*Requirements*.
For each line that holds "this", copy the line out.

[Rows from a dataset of charts and code]

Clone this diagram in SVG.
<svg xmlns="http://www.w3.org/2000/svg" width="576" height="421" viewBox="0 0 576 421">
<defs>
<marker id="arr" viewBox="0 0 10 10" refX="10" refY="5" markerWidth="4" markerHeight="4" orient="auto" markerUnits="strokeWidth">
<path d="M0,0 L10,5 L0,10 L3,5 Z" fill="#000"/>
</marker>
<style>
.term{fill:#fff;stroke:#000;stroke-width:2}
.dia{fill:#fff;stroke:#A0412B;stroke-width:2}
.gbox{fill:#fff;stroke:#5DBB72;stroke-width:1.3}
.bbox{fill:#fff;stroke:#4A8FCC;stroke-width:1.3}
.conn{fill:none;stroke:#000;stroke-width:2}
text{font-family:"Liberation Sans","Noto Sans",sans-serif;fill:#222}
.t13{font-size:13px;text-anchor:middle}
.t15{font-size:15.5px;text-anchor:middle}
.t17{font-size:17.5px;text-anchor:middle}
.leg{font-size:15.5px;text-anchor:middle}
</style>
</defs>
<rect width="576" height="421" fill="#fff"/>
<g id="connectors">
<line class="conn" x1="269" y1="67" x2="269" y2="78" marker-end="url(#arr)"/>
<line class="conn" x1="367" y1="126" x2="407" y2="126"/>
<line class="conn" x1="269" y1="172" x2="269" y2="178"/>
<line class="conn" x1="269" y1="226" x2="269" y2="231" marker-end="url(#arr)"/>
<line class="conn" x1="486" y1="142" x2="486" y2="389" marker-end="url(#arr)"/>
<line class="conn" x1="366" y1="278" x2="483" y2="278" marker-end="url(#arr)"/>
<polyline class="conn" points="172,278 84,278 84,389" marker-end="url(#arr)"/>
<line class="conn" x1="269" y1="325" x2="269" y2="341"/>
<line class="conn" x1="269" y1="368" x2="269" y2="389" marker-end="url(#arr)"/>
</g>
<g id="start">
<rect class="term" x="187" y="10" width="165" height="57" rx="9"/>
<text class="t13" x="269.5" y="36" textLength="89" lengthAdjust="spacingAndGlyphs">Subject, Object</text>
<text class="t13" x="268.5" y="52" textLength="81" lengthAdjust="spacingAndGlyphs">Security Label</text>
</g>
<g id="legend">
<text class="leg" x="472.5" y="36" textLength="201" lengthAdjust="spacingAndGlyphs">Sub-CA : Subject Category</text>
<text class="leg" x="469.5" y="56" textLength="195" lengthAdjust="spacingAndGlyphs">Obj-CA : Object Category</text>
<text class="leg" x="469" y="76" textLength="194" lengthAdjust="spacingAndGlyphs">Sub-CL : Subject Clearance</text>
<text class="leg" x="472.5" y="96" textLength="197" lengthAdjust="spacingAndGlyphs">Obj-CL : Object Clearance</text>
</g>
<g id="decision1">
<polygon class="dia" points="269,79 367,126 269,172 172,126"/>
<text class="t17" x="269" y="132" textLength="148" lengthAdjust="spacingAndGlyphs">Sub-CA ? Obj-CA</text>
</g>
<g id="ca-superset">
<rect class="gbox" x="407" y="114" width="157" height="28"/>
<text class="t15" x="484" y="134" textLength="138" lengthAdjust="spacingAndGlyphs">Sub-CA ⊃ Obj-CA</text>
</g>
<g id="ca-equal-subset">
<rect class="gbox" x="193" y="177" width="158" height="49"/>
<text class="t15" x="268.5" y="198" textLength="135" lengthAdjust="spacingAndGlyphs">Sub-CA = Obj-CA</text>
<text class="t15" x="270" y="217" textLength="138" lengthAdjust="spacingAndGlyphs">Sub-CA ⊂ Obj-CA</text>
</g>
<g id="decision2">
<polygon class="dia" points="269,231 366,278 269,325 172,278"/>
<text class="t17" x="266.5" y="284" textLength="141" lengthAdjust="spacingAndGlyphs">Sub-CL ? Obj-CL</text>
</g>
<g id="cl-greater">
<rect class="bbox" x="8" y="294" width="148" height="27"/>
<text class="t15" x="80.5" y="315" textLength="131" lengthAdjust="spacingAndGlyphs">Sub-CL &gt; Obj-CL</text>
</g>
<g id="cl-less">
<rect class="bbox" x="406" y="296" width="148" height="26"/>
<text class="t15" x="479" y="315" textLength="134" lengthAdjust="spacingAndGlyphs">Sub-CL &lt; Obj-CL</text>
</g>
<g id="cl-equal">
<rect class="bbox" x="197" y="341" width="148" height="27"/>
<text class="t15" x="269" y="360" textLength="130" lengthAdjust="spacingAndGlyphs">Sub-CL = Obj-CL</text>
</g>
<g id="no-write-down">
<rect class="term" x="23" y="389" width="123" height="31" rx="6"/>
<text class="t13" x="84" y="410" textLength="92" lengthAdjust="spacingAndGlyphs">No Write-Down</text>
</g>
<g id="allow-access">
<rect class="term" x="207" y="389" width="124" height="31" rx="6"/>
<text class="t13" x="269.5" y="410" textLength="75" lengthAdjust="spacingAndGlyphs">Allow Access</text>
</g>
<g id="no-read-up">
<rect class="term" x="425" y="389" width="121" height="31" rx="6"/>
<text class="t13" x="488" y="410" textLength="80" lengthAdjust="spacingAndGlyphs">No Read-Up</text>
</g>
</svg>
==
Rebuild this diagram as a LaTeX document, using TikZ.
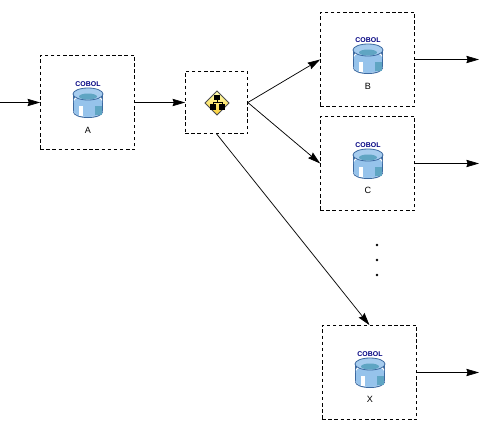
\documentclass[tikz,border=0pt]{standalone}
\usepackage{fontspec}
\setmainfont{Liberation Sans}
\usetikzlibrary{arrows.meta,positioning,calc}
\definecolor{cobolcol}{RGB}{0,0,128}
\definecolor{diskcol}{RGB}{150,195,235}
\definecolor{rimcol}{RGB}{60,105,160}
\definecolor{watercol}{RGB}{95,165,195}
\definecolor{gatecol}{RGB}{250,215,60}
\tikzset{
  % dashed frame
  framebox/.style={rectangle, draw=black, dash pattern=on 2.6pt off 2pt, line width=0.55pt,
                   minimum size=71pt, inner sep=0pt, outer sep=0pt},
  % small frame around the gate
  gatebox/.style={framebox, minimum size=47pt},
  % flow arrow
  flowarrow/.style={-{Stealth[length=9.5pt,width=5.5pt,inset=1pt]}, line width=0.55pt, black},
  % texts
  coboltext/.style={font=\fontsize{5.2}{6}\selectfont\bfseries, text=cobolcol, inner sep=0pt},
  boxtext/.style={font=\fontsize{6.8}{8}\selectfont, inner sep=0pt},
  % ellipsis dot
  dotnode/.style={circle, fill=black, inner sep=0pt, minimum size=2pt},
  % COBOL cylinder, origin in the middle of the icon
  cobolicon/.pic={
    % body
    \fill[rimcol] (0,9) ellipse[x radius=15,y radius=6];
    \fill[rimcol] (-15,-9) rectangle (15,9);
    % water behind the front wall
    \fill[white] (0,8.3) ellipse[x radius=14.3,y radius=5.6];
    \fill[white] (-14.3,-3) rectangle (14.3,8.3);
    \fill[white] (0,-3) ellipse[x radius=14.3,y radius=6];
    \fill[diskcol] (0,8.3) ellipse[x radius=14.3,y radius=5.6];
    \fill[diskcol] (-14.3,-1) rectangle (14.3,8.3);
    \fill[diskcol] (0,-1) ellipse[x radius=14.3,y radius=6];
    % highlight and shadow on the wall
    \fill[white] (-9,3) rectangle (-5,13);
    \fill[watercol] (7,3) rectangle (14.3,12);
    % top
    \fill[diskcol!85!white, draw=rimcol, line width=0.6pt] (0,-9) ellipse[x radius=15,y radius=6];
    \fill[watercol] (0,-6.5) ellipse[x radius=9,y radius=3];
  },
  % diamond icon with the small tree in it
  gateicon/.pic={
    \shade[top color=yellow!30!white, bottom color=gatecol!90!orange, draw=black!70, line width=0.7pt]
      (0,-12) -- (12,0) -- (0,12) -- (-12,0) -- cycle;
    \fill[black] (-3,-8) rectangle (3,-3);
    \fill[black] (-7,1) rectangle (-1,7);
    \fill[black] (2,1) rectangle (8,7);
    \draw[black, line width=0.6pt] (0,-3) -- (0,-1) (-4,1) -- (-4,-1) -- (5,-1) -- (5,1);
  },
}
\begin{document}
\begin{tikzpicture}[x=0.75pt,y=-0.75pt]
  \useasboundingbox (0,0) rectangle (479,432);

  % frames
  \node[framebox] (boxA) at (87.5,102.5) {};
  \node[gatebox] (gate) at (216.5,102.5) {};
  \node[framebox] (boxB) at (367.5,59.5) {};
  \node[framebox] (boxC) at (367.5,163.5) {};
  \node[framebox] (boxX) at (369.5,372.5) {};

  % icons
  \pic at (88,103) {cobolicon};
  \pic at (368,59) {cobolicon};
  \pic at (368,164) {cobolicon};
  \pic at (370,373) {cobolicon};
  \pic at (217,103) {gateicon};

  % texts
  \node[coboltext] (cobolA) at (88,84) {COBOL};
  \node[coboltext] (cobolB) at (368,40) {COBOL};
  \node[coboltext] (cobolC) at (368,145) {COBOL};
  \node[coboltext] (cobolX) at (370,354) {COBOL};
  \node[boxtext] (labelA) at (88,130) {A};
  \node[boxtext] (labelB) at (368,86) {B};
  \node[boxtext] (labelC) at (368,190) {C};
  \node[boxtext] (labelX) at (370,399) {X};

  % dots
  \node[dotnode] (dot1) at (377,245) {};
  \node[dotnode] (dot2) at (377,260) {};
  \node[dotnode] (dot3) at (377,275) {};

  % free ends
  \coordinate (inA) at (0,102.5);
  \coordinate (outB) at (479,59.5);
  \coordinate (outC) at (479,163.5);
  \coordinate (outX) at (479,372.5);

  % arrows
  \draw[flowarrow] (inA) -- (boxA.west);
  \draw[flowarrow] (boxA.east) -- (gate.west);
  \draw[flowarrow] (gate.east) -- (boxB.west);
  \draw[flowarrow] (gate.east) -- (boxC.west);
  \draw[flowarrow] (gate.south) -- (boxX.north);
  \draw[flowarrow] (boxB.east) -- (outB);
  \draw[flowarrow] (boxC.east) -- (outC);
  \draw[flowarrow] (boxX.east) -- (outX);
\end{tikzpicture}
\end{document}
...
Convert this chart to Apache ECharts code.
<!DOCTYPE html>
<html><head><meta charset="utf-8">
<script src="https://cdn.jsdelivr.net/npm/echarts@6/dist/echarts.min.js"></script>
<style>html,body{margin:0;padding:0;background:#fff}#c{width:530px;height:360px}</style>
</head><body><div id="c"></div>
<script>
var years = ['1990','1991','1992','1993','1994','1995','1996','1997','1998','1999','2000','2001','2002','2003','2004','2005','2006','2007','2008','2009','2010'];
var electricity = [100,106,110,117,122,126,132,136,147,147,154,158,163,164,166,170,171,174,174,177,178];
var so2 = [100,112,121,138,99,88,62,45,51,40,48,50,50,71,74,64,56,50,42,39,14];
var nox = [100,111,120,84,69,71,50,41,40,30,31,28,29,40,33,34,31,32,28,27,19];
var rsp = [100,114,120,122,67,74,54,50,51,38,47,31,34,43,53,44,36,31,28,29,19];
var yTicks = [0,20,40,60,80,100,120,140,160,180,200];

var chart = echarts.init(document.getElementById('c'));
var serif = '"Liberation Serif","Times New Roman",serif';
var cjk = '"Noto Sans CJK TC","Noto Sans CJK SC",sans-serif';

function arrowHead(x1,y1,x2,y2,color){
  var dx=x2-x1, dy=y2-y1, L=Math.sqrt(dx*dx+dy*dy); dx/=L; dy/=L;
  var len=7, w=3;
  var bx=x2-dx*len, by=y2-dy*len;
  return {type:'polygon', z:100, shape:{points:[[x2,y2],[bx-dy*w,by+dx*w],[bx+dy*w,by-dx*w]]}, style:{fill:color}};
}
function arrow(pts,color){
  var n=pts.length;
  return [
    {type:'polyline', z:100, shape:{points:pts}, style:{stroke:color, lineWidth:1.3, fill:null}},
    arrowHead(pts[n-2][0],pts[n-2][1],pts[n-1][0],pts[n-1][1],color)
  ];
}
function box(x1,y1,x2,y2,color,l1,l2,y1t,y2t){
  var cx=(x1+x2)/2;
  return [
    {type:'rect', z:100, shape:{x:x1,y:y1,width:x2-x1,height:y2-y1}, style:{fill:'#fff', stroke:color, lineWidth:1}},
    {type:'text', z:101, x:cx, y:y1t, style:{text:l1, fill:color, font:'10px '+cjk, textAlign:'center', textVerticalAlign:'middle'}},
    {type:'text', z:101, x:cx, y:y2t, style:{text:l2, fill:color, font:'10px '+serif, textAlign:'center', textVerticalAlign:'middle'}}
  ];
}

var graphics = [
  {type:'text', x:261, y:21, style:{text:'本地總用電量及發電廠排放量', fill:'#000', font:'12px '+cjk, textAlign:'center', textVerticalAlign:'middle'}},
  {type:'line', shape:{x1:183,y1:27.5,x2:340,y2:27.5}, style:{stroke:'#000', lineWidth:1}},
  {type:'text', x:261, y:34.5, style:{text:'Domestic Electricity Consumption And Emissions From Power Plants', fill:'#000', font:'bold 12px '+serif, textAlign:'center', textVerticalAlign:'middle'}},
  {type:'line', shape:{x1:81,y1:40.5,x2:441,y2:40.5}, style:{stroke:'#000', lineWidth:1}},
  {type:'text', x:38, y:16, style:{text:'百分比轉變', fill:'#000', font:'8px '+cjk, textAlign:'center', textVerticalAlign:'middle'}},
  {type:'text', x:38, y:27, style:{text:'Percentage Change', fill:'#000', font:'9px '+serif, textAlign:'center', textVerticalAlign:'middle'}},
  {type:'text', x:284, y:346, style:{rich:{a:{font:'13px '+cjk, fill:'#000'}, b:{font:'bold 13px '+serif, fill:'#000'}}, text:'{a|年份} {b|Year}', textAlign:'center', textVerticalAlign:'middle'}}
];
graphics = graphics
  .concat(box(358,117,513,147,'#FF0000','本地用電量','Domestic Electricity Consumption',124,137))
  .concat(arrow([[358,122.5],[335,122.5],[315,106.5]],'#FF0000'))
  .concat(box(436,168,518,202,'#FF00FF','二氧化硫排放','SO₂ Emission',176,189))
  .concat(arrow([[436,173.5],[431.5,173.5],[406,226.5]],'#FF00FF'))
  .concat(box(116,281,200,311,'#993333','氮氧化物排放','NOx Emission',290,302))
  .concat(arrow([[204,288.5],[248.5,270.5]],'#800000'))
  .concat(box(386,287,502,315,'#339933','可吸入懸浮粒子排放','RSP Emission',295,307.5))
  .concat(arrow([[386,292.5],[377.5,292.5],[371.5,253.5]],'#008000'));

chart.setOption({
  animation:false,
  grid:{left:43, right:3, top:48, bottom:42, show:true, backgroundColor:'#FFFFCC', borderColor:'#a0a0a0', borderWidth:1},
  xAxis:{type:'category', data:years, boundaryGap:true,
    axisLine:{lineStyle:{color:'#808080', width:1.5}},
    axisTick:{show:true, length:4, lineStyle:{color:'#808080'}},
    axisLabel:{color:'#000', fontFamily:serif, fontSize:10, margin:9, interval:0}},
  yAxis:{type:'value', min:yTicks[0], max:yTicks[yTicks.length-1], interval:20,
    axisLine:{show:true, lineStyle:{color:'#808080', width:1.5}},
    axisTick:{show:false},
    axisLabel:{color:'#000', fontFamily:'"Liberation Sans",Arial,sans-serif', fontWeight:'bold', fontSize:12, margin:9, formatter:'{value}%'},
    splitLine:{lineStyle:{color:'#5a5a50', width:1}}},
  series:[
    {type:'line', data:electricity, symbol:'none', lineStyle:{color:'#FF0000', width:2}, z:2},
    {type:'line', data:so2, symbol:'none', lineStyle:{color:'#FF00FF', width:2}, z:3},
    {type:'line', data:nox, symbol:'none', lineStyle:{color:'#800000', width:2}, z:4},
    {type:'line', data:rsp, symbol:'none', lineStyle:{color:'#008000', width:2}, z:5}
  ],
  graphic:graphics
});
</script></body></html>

*Reply to the exercise*.
Clone this diagram in SVG.
Rebuild this diagram as a LaTeX document, using TikZ.
Convert this chart to Apache ECharts code.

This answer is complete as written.